It is not uncommon for professional women to give up employment for a period of time to raise children. Most recently, a number of stay-at-home moms are returning to the workforce as a result of the current economic downturn. Termed “economommies,” these women find themselves partially supporting to their families as earnings from only one parent has become increasingly inadequate.
Re-entering the workforce, whether by choice or as a result of family need, can be terrifying. What has happened in my industry since I left? Do I still have what it takes to be successful? How will I explain my professional absence? How will I juggle home and work responsibilities? These are all very real, valid questions that can race through the mind. Typically, anxiety lies in the job seeker having a crisis of confidence. Before you begin your transition back into the workforce, ask yourself “Where does my uncertainty lie?”
Crisis of confidence comes in many forms. Some of the most frequent are technology shortcomings; knowledge of industry trends; unpolished qualifications; scheduling conflicts; employment gaps; and attitude. Let’s address each of these separately.
Problem: Technology shortcomings… Solution: Re-educate yourself. Once you are aware of your obvious gaps, figure out how you’ll fill them. Massachusetts has a strong workforce development program, providing skills-based training for those who qualify. Other resources include programs at community colleges and free or inexpensive courses offered at local libraries or through community education programs.
Problem: Knowledge of industry trends… Solution: Put your research cap on.
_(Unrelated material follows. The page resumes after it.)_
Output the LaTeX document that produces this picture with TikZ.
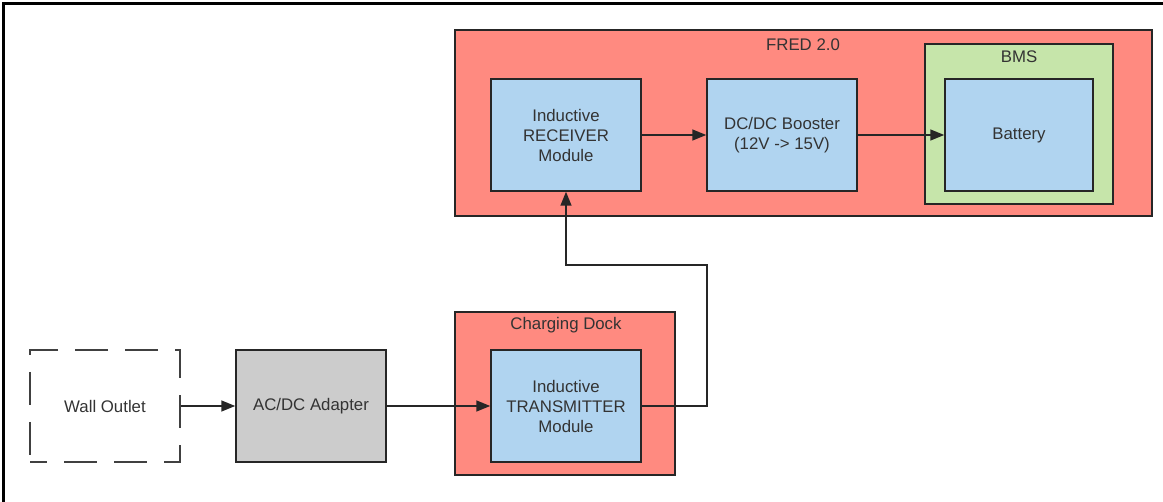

If searching for employment in your previous industry is your goal, now is the time to brush up on the trends, leading employers, and key players in the field. Some helpful ways to achieve this are as follows: 1) Join the professional organization associated with your industry. Professional organizations allow you to take advantage of training opportunities, network with others in your field, and gain access to job boards. 2) Become a member of a women’s group. Boston Women’s Network is just one example of many groups offering support for stay-at-home moms re-entering the workforce. Finding and joining a women’s group can be as simple as doing an interest search on meetup.com. 3) Do some research on your companies of interest. This will help you to talk the talk knowledgeably, and learn more about a potential future employer.
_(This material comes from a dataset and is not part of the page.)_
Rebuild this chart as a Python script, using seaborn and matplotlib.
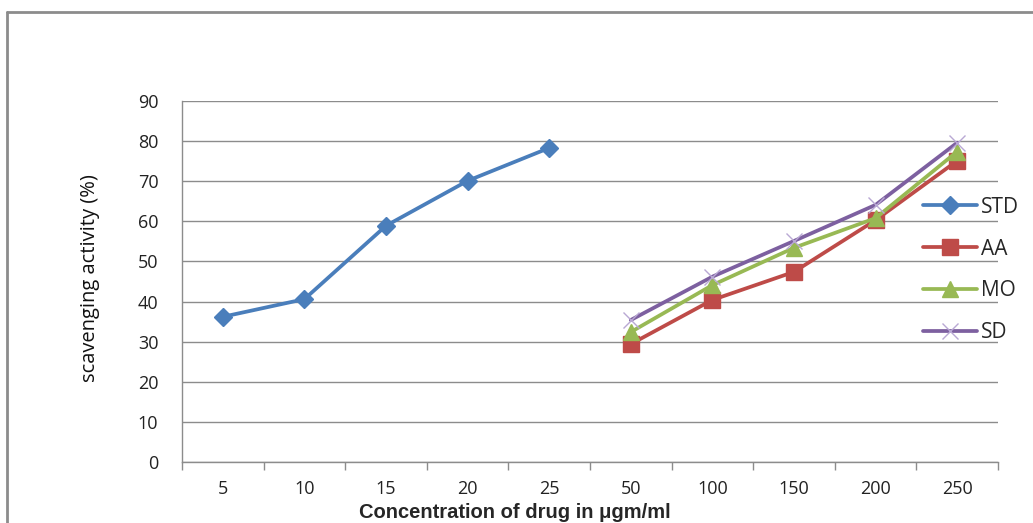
import matplotlib
matplotlib.use("Agg")
import matplotlib.pyplot as plt
from matplotlib.lines import Line2D
from matplotlib.ticker import FixedLocator
import seaborn as sns
import pandas as pd

# categorical concentrations on the x axis
concentrations = ['5', '10', '15', '20', '25', '50', '100', '150', '200', '250']

std_conc = ['5', '10', '15', '20', '25']
std_vals = [36.2, 40.6, 58.9, 70.1, 78.3]

ext_conc = ['50', '100', '150', '200', '250']
aa_vals = [29.4, 40.4, 47.4, 60.3, 75.1]
mo_vals = [32.4, 44.1, 53.4, 60.8, 77.4]
sd_vals = [35.4, 46.2, 55.1, 64.1, 79.6]

yticks = [0, 10, 20, 30, 40, 50, 60, 70, 80, 90]

rows = []
for c, v in zip(std_conc, std_vals):
    rows.append(('STD', c, v))
for name, vals in [('AA', aa_vals), ('MO', mo_vals), ('SD', sd_vals)]:
    for c, v in zip(ext_conc, vals):
        rows.append((name, c, v))
df = pd.DataFrame(rows, columns=['series', 'conc', 'value'])
df['pos'] = df['conc'].map({c: i for i, c in enumerate(concentrations)})

styles = {
    'STD': dict(color='#4A7EBB', marker='D', markersize=9.5, mec='#4A7EBB', mew=1),
    'AA': dict(color='#BE4B48', marker='s', markersize=11, mec='#BE4B48', mew=1),
    'MO': dict(color='#98B954', marker='^', markersize=12, mec='#98B954', mew=1),
    'SD': dict(color='#7D60A0', marker='x', markersize=12, mec='#B9A8D4', mew=1),
}

sns.set_style('white')
plt.rcParams['font.family'] = ['Open Sans', 'DejaVu Sans']

fig = plt.figure(figsize=(10.33, 5.23), dpi=100)
ax = fig.add_axes([182 / 1033, 61 / 523, 816 / 1033, 361 / 523])

for name in ['STD', 'AA', 'MO', 'SD']:
    sub = df[df['series'] == name]
    sns.lineplot(data=sub, x='pos', y='value', ax=ax, label=name,
                 linewidth=2.7, **styles[name])

grid_c = '#8C8C8C'
ax.set_xlim(-0.5, len(concentrations) - 0.5)
ax.set_ylim(0, 90)
ax.set_yticks(yticks)
ax.yaxis.grid(True, color=grid_c, linewidth=1)
ax.set_axisbelow(True)

ax.set_xticks(range(len(concentrations)))
ax.set_xticklabels(concentrations)
ax.xaxis.set_minor_locator(FixedLocator([i - 0.5 for i in range(len(concentrations) + 1)]))
ax.tick_params(axis='x', which='major', length=0, pad=13, labelsize=13, labelcolor='#222222')
ax.tick_params(axis='x', which='minor', length=6, width=1, color=grid_c, direction='out')
ax.tick_params(axis='y', length=6, width=1, color=grid_c, direction='out', pad=11,
               labelsize=13, labelcolor='#222222')
ax.xaxis.set_tick_params(which='minor', bottom=True)

for s in ['top', 'right']:
    ax.spines[s].set_visible(False)
for s in ['left', 'bottom']:
    ax.spines[s].set_color(grid_c)
    ax.spines[s].set_linewidth(1)

ax.set_xlabel('')
ax.set_ylabel('scavenging activity (%)', fontsize=14.5, color='#111111')
ax.yaxis.set_label_coords(-0.1005, 0.51)

fig.text(515 / 1033, 1 / 523, 'Concentration of drug in \u03bcgm/ml', ha='center', va='bottom',
         fontsize=14.5, fontweight='bold', family=['Liberation Sans', 'DejaVu Sans'])

leg = ax.legend(loc='center left', bbox_to_anchor=(913 / 1033, 1 - 270 / 523),
                bbox_transform=fig.transFigure, frameon=False, fontsize=15,
                handlelength=2.55, handletextpad=0.2, labelspacing=1.0, borderpad=0)

# outer chart border (cut off at right and bottom)
fig.add_artist(Line2D([7 / 1033, 7 / 1033], [0, 1 - 12 / 523], transform=fig.transFigure,
                      color='#8C8C8C', linewidth=2))
fig.add_artist(Line2D([7 / 1033, 1], [1 - 12 / 523, 1 - 12 / 523], transform=fig.transFigure,
                      color='#8C8C8C', linewidth=2))

fig.savefig('out.png', dpi=100)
Problem: Qualifications…Solution: Translate. You haven’t had the opportunity to build your resume because you’ve been out of work for several years, and you’re worried because employers want qualified individuals. The key here is to translate your stay-at-home qualifications into language employers will understand. Here are some examples: Did you manage a household budget? This translates to fiscal responsibility, financial planning and reconciliation. Did you raise your children? Interpersonal skills, multi-tasking, problem solving, decision-making, and supervision are just a few of the transferable skills you’ve perfected being a mom. Did you coach your child’s team or volunteer? Think about the scheduling, organizing, transportation, event planning, and fundraising. These skills convert to leadership in the workplace.
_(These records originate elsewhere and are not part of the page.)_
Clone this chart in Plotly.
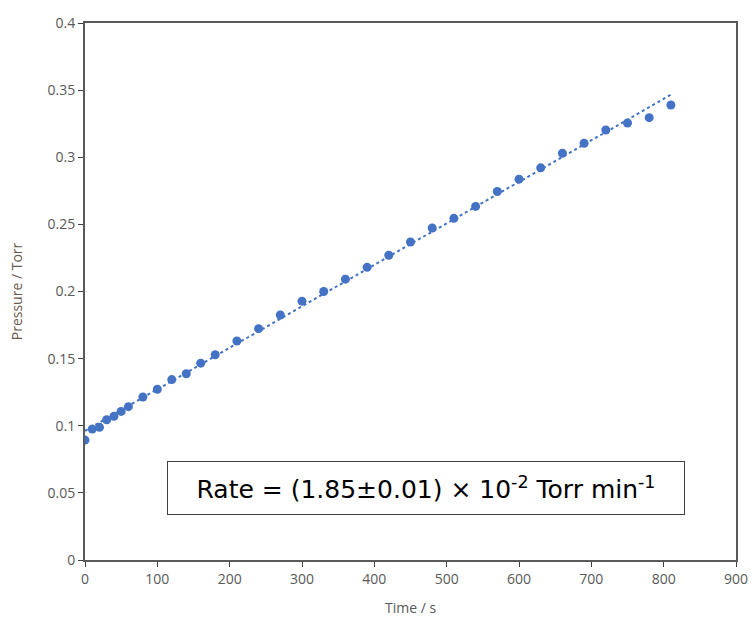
import numpy as np
import plotly.graph_objects as go

time_s = [0, 10, 20, 30, 40, 50, 60, 80, 100, 120, 140, 160, 180, 210, 240, 270, 300,
          330, 360, 390, 420, 450, 480, 510, 540, 570, 600, 630, 660, 690, 720, 750, 780, 810]
pressure_torr = [0.0893, 0.0975, 0.0988, 0.1045, 0.1070, 0.1107, 0.1142, 0.1214, 0.1272,
                 0.1344, 0.1387, 0.1466, 0.1529, 0.1631, 0.1723, 0.1825, 0.1928, 0.2000,
                 0.2092, 0.2180, 0.2270, 0.2369, 0.2473, 0.2545, 0.2634, 0.2745, 0.2837,
                 0.2921, 0.3030, 0.3104, 0.3203, 0.3255, 0.3295, 0.3389]
x_ticks = [0, 100, 200, 300, 400, 500, 600, 700, 800, 900]
y_ticks = [0, 0.05, 0.1, 0.15, 0.2, 0.25, 0.3, 0.35, 0.4]
y_tick_labels = ["0", "0.05", "0.1", "0.15", "0.2", "0.25", "0.3", "0.35", "0.4"]
rate_text = "Rate = (1.85±0.01) × 10<sup>-2</sup> Torr min<sup>-1</sup>"

slope, intercept = np.polyfit(time_s, pressure_torr, 1)
fit_x = [time_s[0], time_s[-1]]
fit_y = [intercept + slope * t for t in fit_x]

blue = "#4472C4"
fig = go.Figure()
fig.add_trace(go.Scatter(x=fit_x, y=fit_y, mode="lines",
                         line=dict(color=blue, width=2, dash="dot"), hoverinfo="skip"))
fig.add_trace(go.Scatter(x=time_s, y=pressure_torr, mode="markers",
                         marker=dict(color=blue, size=9)))

axis_font = dict(family="Open Sans, sans-serif", size=14, color="#595959")
fig.update_layout(
    width=752, height=617,
    margin=dict(l=85, r=16, t=23, b=57, autoexpand=False),
    paper_bgcolor="white", plot_bgcolor="white",
    showlegend=False,
    font=dict(family="Open Sans, sans-serif"),
    xaxis=dict(range=[0, 900], tickvals=x_ticks, showgrid=False, zeroline=False,
               automargin=False,
               showline=True, linecolor="#595959", linewidth=2, mirror=True,
               ticks="outside", ticklen=5, tickcolor="#404040", tickwidth=1,
               tickfont=axis_font,
               title=dict(text="Time / s", font=dict(family="Open Sans, sans-serif", size=14, color="#595959"), standoff=18)),
    yaxis=dict(range=[0, 0.4], tickvals=y_ticks, ticktext=y_tick_labels, showgrid=False,
               automargin=False,
               zeroline=False, showline=True, linecolor="#595959", linewidth=2, mirror=True,
               ticks="outside", ticklen=5, tickcolor="#404040", tickwidth=1,
               tickfont=axis_font,
               title=dict(text="Pressure / Torr", font=dict(family="Open Sans, sans-serif", size=14, color="#6b5a4e"), standoff=22)),
)
fig.add_annotation(x=472, y=0.0535, xref="x", yref="y", text=rate_text, showarrow=False,
                   font=dict(family="DejaVu Sans, sans-serif", size=25, color="black"),
                   bordercolor="#404040", borderwidth=1, borderpad=8, bgcolor="white",
                   width=500, height=36)
fig.write_html("out.html", config={"displayModeBar": False},
               post_script="document.body.style.margin='0';")
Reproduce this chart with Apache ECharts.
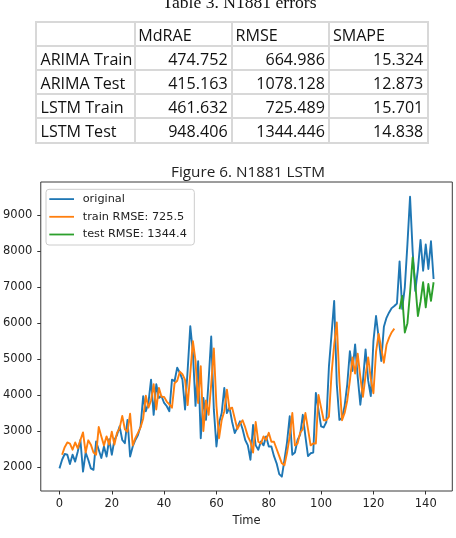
<!DOCTYPE html>
<html><head><meta charset="utf-8">
<script src="https://cdn.jsdelivr.net/npm/echarts@6/dist/echarts.min.js"></script>
<style>
html,body{margin:0;padding:0;background:#fff;}
#chart{position:absolute;left:0;top:0;width:456px;height:538px;}
#tableTitle{position:absolute;left:0;width:479px;text-align:center;top:-6px;font-family:'Liberation Serif';font-size:17.6px;line-height:17.6px;color:#111;white-space:nowrap;z-index:2;}
#table{position:absolute;left:36px;top:22px;width:394px;height:123px;z-index:2;}
.ln{position:absolute;background:#d8d8d8;}
.cell{position:absolute;height:24px;line-height:24px;font-family:'Open Sans';font-size:16.1px;color:#111;white-space:nowrap;}
</style></head>
<body>
<div id="chart"></div>
<div id="tableTitle"></div>
<div id="table"></div>
<script>
// ---------- data ----------
const tableTitle = 'Table 3. N1881 errors';
const tableHeader = ['', 'MdRAE', 'RMSE', 'SMAPE'];
const tableRowLabels = ['ARIMA Train', 'ARIMA Test', 'LSTM Train', 'LSTM Test'];
const tableMdRAE = ['474.752', '415.163', '461.632', '948.406'];
const tableRMSE = ['664.986', '1078.128', '725.489', '1344.446'];
const tableSMAPE = ['15.324', '12.873', '15.701', '14.838'];

const chartTitle = 'Figure 6. N1881 LSTM';
const seriesNames = ['original', 'train RMSE: 725.5', 'test RMSE: 1344.4'];
const xTicks = [0, 20, 40, 60, 80, 100, 120, 140];
const yTicks = [2000, 3000, 4000, 5000, 6000, 7000, 8000, 9000];

const original = [
 1960,2200,2360,2340,2080,2340,2150,2430,2750,1870,
 2400,2200,1960,1920,2710,2480,2250,2570,2290,2770,
 2340,2750,2890,3130,2750,2660,3310,2290,2570,2750,
 2890,3130,3970,3550,3780,4430,3450,4300,3920,3970,
 3780,3690,3550,4430,4390,4760,4620,4430,3600,4700,
 5920,5180,3700,4940,2800,3920,3310,4400,5630,3600,
 2570,3220,3500,4200,3500,3650,3250,2940,3100,3270,
 3050,2750,2600,2200,3170,2600,2480,2710,2600,2850,
 2570,2570,2300,2100,1800,1730,2200,2700,3410,2340,
 2400,2750,2900,3450,2850,2300,2380,2400,4060,3590,
 3130,3100,3250,4800,5700,6620,4300,3310,3360,3700,
 4300,5220,4670,5410,4500,3730,4400,5270,4400,3970,
 5500,6200,5600,4950,5900,6150,6300,6420,6480,6550,
 7720,6400,7000,8200,9520,8000,6900,7500,8320,7460,
 8190,7510,8280,7230
];
const trainStart = 1;
const trainPred = [
 2340,2550,2680,2650,2480,2680,2520,2750,2960,
 2400,2740,2620,2400,2340,3110,2850,2600,2850,2620,
 2980,2620,2950,3080,3420,3050,2980,3480,2600,2800,
 2950,3100,3350,3980,3650,3850,4300,3600,4200,3950,
 3950,3820,3740,3650,4330,4400,4650,4580,4420,3720,
 4600,5500,4950,3780,4800,3000,3850,3450,4300,5300,
 3700,2800,3300,3550,4150,3600,3650,3350,3050,3200,
 3300,3100,2850,2700,2400,3250,2700,2650,2850,2750,
 2950,2700,2700,2500,2300,2100,2050,2400,2850,3500,
 2600,2650,2950,3050,3500,3050,2600,2650,2650,4000,
 3650,3300,3300,3400,4600,5400,6020,4400,3300,3500,
 3850,4400,5050,4600,5150,4500,3950,4550,5050,4450,
 4050,5200,5700,5300,4900,5400,5600,5750,5850
];
const testStart = 130;
const testPred = [6390,6760,5740,6000,6850,7830,7100,6200,6600,7140,6440,7090,6620,7140];

// ---------- table (HTML text) ----------
document.getElementById('tableTitle').textContent = tableTitle;
const tbl = document.getElementById('table');
const colX = [0, 98.7, 196, 293.3, 391.7];
const rowY = [0, 24, 48, 72, 96, 120.5];
colX.forEach(x => { const d = document.createElement('div'); d.className = 'ln';
  d.style.cssText = `left:${x-1}px;top:-1px;width:2px;height:${rowY[5]+2}px;`; tbl.appendChild(d); });
rowY.forEach(y => { const d = document.createElement('div'); d.className = 'ln';
  d.style.cssText = `left:-1px;top:${y-1}px;width:${colX[4]+2}px;height:2px;`; tbl.appendChild(d); });
function addCell(text, r, c, align) {
  const d = document.createElement('div'); d.className = 'cell'; d.textContent = text;
  const top = rowY[r] + 1.2;
  if (align === 'left') { d.style.left = (colX[c] + (c === 0 ? 4.5 : 3.6)) + 'px'; }
  else { d.style.right = (394 - colX[c+1] + 4.4) + 'px'; d.style.textAlign = 'right'; }
  d.style.top = top + 'px'; tbl.appendChild(d);
}
tableHeader.forEach((h, c) => { if (h) addCell(h, 0, c, 'left'); });
const tableCols = [tableMdRAE, tableRMSE, tableSMAPE];
tableRowLabels.forEach((lab, r) => {
  addCell(lab, r+1, 0, 'left');
  tableCols.forEach((col, c) => addCell(col[r], r+1, c+1, 'right'));
});

// ---------- chart ----------
const chart = echarts.init(document.getElementById('chart'), null, {renderer: 'canvas'});
const tickFont = {fontFamily: 'DejaVu Sans', fontSize: 11.5, color: '#222'};
const lineCommon = {type: 'line', symbol: 'none', showSymbol: false, silent: true};
chart.setOption({
  animation: false,
  title: {text: chartTitle, left: 171, top: 165.5, padding: 0,
    textStyle: {fontFamily: 'Open Sans', fontSize: 15.3, fontWeight: 'normal', color: '#222'}},
  grid: {left: 40.7, right: 3.7, top: 182, bottom: 47, show: true, borderColor: '#3a3a3a', borderWidth: 1, backgroundColor: 'transparent'},
  legend: {
    orient: 'vertical', left: 46, top: 189.3, data: seriesNames,
    icon: 'rect', itemWidth: 24.7, itemHeight: 1.8, itemGap: 4.7,
    padding: [3.3, 7.5, 4, 3.3],
    backgroundColor: 'rgba(255,255,255,0.8)', borderColor: '#cccccc', borderWidth: 1, borderRadius: 3,
    textStyle: {fontFamily: 'DejaVu Sans', fontSize: 11.3, color: '#222', lineHeight: 13, padding: [0, 0, 0, 3.7]}
  },
  xAxis: {
    type: 'value', min: -7.15, max: 150.15,
    axisLine: {show: false, onZero: false}, splitLine: {show: false},
    axisTick: {show: true, customValues: xTicks, length: 3.5, lineStyle: {color: '#333', width: 1}},
    axisLabel: Object.assign({customValues: xTicks, margin: 7.5, formatter: v => String(v)}, tickFont),
    name: 'Time', nameLocation: 'middle', nameGap: 23,
    nameTextStyle: {fontFamily: 'DejaVu Sans', fontSize: 11.5, color: '#222'}
  },
  yAxis: {
    type: 'value', min: 1330, max: 9930,
    axisLine: {show: false, onZero: false}, splitLine: {show: false},
    axisTick: {show: true, customValues: yTicks, length: 3.5, lineStyle: {color: '#333', width: 1}},
    axisLabel: Object.assign({customValues: yTicks, margin: 8.5, formatter: v => String(v)}, tickFont)
  },
  series: [
    Object.assign({name: seriesNames[0], data: original.map((v, i) => [i, v]),
      itemStyle: {color: '#1f77b4'}, lineStyle: {width: 1.9, color: '#1f77b4', join: 'round'}}, lineCommon),
    Object.assign({name: seriesNames[1], data: trainPred.map((v, k) => [trainStart + k, v]),
      itemStyle: {color: '#ff7f0e'}, lineStyle: {width: 1.9, color: '#ff7f0e', join: 'round'}}, lineCommon),
    Object.assign({name: seriesNames[2], data: testPred.map((v, k) => [testStart + k, v]),
      itemStyle: {color: '#2ca02c'}, lineStyle: {width: 1.9, color: '#2ca02c', join: 'round'}}, lineCommon)
  ]
});
</script>
</body></html>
Problem: Scheduling conflicts…Solution: Flex. Many moms returning to the workforce will be required to juggle multiple responsibilities. Some are not ready to abandon the various roles they play in their lives: mom, wife, friend, volunteer. Fortunately, many non-traditional careers provide flexible work schedules – an alternative to the traditional 9-5. Some of the companies most sympathetic to stay-at-home moms re-entering the workforce can be found on the 100 Best Companies for Working Moms. These companies offer many perks, including job sharing, flex schedules, and on-site daycare.
Problem: Employment gaps…Solution: Turn time out into time well spent. Being out of the workforce for a period of time will require you to be ready to articulate what you’ve been doing and why it’s relevant to what you want to do next. Verbalizing your transferrable skills in a way that shows you are ready, willing, and qualified to handle anything that comes your way will reassure employers. Figure out how to showcase your skills and successes through meaningful and relatable anecdotes. For instance, if you’ve coordinated a community event, explain that enormous undertaking and your role in managing it. Great experience doesn’t have to come from the office.
Problem: Attitude…Solution: Attitude. An enthusiastic, can-do attitude is the most important thing you can bring to an employer, and the most important thing you can give to yourself. Keeping a positive attitude will give you the energy needed to make this important transition. Employers will recognize your eager, infectious vibe as something their company cannot operate without.
And finally, for support and advice, seek the assistance of a qualified career coach. Working with a coach can help clarify your professional goals, and offer you the best possible assistance in your transition back into the workforce.